Imputation

Learn the basics of imputation (i.e. filling in missing data) with mlr3pipelines.

Authors

Goal

Our goal for this exercise sheet is to learn the basics of imputation within the mlr3 universe, specifically, mlr3pipelines. Imputation is the process of filling in missing data in a data set using statistical methods like mean, median, mode, or predictive models.

Required packages

We will use mlr3 for machine learning and mlr3oml for data access from OpenML:

library(mlr3verse)
library(mlr3tuning)
library(mlr3oml)
set.seed(12345)

Data: Miami house prices

We will use house price data on 13,932 single-family homes sold in Miami in 2016. The target variable is "SALE_PRC".

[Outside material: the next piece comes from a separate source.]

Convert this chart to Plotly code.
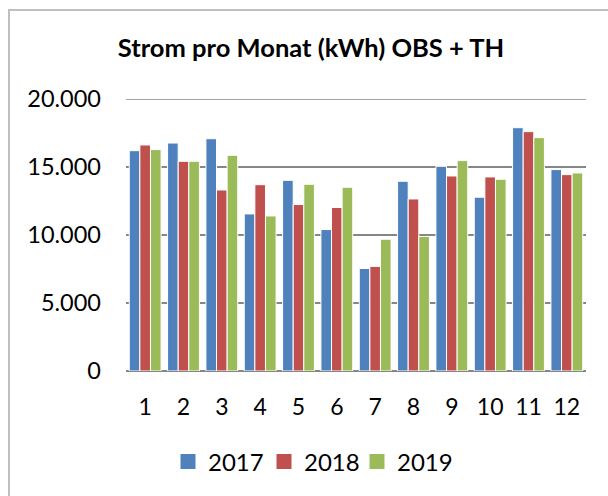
import plotly.graph_objects as go

months = ["1", "2", "3", "4", "5", "6", "7", "8", "9", "10", "11", "12"]
years = ["2017", "2018", "2019"]
v2017 = [16200, 16760, 17080, 11550, 14020, 10400, 7540, 13950, 15050, 12780, 17890, 14810]
v2018 = [16620, 15420, 13310, 13700, 12240, 12020, 7690, 12650, 14340, 14270, 17600, 14440]
v2019 = [16280, 15420, 15860, 11400, 13730, 13510, 9690, 9890, 15470, 14100, 17160, 14560]
colors = ["#4F81BD", "#C0504D", "#9BBB59"]
y_ticks = [0, 5000, 10000, 15000, 20000]
y_tick_text = ["0", "5.000", "10.000", "15.000", "20.000"]
title = "Strom pro Monat (kWh) OBS + TH"

W, H = 608, 496
L, R, T, B = 126, 22, 99, 125
pw, ph = W - L - R, H - T - B

def px(x):
    return (x - L) / pw

def py(y):
    return (H - B - y) / ph

legend_ids = ["legend", "legend2", "legend3"]
legend_sym_x = [188, 284, 377]  # pixel centre of each legend square

fig = go.Figure()
for name, vals, c in zip(years, [v2017, v2018, v2019], colors):
    fig.add_trace(go.Bar(x=months, y=vals, name=name, showlegend=False,
                         marker=dict(color=c, line=dict(color="white", width=1))))
# legend entries with larger square symbols, one legend each for exact placement
for name, c, lid in zip(years, colors, legend_ids):
    fig.add_trace(go.Scatter(x=[None], y=[None], mode="markers", name=name, legend=lid,
                             marker=dict(symbol="square", size=15, color=c)))

leg_common = dict(orientation="h", xanchor="left", y=py(462), yanchor="middle",
                  font=dict(size=24), itemwidth=30, bgcolor="rgba(0,0,0,0)")
legends = {lid: dict(leg_common, x=px(sx - 20)) for lid, sx in zip(legend_ids, legend_sym_x)}

fig.update_layout(
    width=W, height=H,
    margin=dict(l=L, r=R, t=T, b=B),
    paper_bgcolor="white", plot_bgcolor="white",
    font=dict(family="Lato, Open Sans, sans-serif", size=23, color="black"),
    title=dict(text="<b>" + title + "</b>", x=311 / W, xanchor="center",
               y=1 - 48 / H, yanchor="middle",
               font=dict(size=25.5, family="Lato, Open Sans, sans-serif", color="black")),
    barmode="group", bargap=0.17, bargroupgap=0,
    showlegend=True,
    xaxis=dict(showgrid=False, ticks="", showline=False, tickfont=dict(size=23),
               ticklabelstandoff=20),
    yaxis=dict(range=[0, 20000], tickvals=y_ticks, ticktext=y_tick_text,
               showgrid=True, gridcolor="#868686", gridwidth=1.5,
               zeroline=True, zerolinecolor="#868686", zerolinewidth=1.5,
               showline=False, ticks="", ticklabelstandoff=24, tickfont=dict(size=23.5)),
    shapes=[
        dict(type="rect", xref="paper", yref="paper",
             x0=px(9), x1=px(W + 20), y0=py(H + 20), y1=py(10),
             line=dict(color="#BFBFBF", width=2), fillcolor="rgba(0,0,0,0)", layer="below"),
        dict(type="line", xref="paper", yref="y", x0=0, x1=1,
             y0=y_ticks[-1], y1=y_ticks[-1],
             line=dict(color="#868686", width=1.5), layer="below"),
    ],
    **legends,
)

fig.write_html("out.html", config={"displayModeBar": False},
               post_script="document.body.style.margin='0';")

Let’s load the data and remove an unwanted column:

miami = as.data.frame(odt(id = 43093)$data[,-c(3)])
INFO  [15:53:06.868] Retrieving JSON {url: `https://www.openml.org/api/v1/json/data/43093`, authenticated: `FALSE`}
INFO  [15:53:07.310] Retrieving ARFF {url: `https://api.openml.org/data/v1/download/22047757/MiamiHousing2016.arff`, authenticated: `FALSE`}
INFO  [15:53:07.793] Retrieving JSON {url: `https://www.openml.org/api/v1/json/data/features/43093`, authenticated: `FALSE`}
miami[1:16] = lapply(miami[1:16], as.numeric)
miami[,c(14,16)] = lapply(miami[,c(14,16)], as.factor)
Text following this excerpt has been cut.